Post by Beeps (WOT?*) on May 23, 2012 18:33:29 GMT -5
I'm a very former military wife, who was married to a servicemember (USN) disabled while we were married. He's been through hellandback since then health-wise. We were homeless (with three kids and a fourth on the way) when he was first disabled and spent about three years fighting the VA to get his proper disability rating. Since then we've divorced and gone on our separate ways but still remain in contact and get along well enough (when his wife isn't around. She despises the ground I slither on and my H thinks ex is "a nice enough guy to drink with but we'll never be best friends and his wife is (unprintable - lol).")
We've both had some ups-and-downs (particularly him.
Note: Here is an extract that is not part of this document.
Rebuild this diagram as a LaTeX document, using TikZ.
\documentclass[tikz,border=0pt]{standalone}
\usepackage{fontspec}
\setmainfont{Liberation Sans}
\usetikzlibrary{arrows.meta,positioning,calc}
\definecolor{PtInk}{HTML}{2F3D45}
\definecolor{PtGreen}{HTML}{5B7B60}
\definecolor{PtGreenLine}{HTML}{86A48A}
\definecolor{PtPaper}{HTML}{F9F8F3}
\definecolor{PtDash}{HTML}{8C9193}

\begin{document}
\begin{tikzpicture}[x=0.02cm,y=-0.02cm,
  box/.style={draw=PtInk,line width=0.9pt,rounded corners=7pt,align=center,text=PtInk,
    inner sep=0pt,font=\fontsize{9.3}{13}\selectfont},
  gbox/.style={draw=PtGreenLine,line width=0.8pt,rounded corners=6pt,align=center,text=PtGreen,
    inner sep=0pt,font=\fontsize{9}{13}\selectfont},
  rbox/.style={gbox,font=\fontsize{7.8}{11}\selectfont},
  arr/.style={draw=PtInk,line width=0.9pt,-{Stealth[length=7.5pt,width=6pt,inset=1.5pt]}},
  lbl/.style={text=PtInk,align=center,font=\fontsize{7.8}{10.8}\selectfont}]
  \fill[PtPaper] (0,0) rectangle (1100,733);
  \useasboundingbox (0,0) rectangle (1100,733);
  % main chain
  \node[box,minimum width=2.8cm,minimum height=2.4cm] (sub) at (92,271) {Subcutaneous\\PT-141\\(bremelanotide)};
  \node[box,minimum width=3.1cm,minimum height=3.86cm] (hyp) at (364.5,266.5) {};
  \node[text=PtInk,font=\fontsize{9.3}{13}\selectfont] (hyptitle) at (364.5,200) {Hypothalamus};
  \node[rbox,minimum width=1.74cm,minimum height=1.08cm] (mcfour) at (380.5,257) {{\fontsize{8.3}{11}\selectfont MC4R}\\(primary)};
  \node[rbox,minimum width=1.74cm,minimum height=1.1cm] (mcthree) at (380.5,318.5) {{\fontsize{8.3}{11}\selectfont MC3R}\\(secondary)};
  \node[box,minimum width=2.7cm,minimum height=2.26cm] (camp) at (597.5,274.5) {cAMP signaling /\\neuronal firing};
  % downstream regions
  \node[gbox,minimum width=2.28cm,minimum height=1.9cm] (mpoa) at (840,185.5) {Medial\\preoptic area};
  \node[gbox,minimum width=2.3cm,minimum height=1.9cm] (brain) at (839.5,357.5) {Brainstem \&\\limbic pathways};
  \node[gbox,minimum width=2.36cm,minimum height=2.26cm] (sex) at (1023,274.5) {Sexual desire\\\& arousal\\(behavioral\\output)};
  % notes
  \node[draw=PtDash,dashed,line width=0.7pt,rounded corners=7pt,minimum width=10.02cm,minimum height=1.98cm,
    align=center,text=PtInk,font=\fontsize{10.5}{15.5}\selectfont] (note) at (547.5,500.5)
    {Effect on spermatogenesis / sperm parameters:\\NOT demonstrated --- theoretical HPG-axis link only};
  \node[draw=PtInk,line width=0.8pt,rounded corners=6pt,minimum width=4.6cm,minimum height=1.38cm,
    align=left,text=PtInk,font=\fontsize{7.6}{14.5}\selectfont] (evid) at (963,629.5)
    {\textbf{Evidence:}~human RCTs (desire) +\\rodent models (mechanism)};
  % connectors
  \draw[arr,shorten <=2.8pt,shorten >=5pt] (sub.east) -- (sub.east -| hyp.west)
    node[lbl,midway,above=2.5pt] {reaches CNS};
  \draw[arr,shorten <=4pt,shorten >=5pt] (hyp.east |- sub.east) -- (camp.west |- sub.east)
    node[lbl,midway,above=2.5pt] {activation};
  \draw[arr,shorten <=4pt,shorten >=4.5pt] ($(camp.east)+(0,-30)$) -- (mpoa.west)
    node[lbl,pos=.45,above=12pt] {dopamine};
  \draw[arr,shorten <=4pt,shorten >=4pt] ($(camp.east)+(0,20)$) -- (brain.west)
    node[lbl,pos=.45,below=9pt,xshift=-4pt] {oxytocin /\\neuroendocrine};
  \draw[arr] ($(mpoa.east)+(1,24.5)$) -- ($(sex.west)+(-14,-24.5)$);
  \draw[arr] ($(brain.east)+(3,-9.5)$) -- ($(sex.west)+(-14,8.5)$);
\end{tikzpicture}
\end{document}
He's had other health scares and is in fairly poor health now but financially he's finally stable) but life in general is good for us all now. His wife suits him better than I ever would (she's good for him, more so than I ever was) and my husband suits (and properly adores) me better than the ex ever could. (Oh, and my older DD is dating a Navy LT from a career AF family who is going on deployment next month so this will be her first experience and their "training ground." I was actually pregnant with her when ex was on his first and he didn't meet her until she was six months old.)
That being said, I have a LOT of respect for the military. I'm currently not working and have some time on my hands. A former co-worker in another state is very active in AmVets and I was less so primarily in her wake. My ex was at a golf outing in support of the USO yesterday, his firm was active with the Wounded Warriors program and provided bicycles for a program at Camp Pendleton (and we had an AWESOME company picnic there last summer so thank you Marines who attended and helped organize it) and I support to a very limited degree the Fischer House here in Seattle (and am looking to step it up.) We are centrally located between a number of bases but all are at least 1-1.5 hours travel (McChord/Ft. Lewis to the south, Bremerton to the the East, Whidbey Island to the north but all at 1.5 hours travel). I have closest ties to W.I. and the Naval Air Station as my kids live there or near there (as does ex) and we were stationed there. I've been more supportive of groups like the Salvation Army and food banks (they were there to support us while we battled with the VA and Navy over his disability for three years so I've felt very beholden to them.) Madigan Hospital is about 1.5 hours south and I'd like to volunteer some time there but can't see making the trip regularly.
My support has been mostly financial rather than time. I'd like to change/reverse this trend. With this in mind how would you (and how would you suggest I) step up to help out any of the above organizations? Or feel free to suggest others.
Post by iluvmytxrgr on May 23, 2012 18:44:12 GMT -5
I would suggest the USO. They can always use help and they are a great organization that does so much for service members and their families. There are many, many ways to volunteer with them. You can do anything from packing care packages to volunteering at any of their canteens. If you are interested in the Fisher House, they always need volunteers to help clean up, cook and work fund raisers.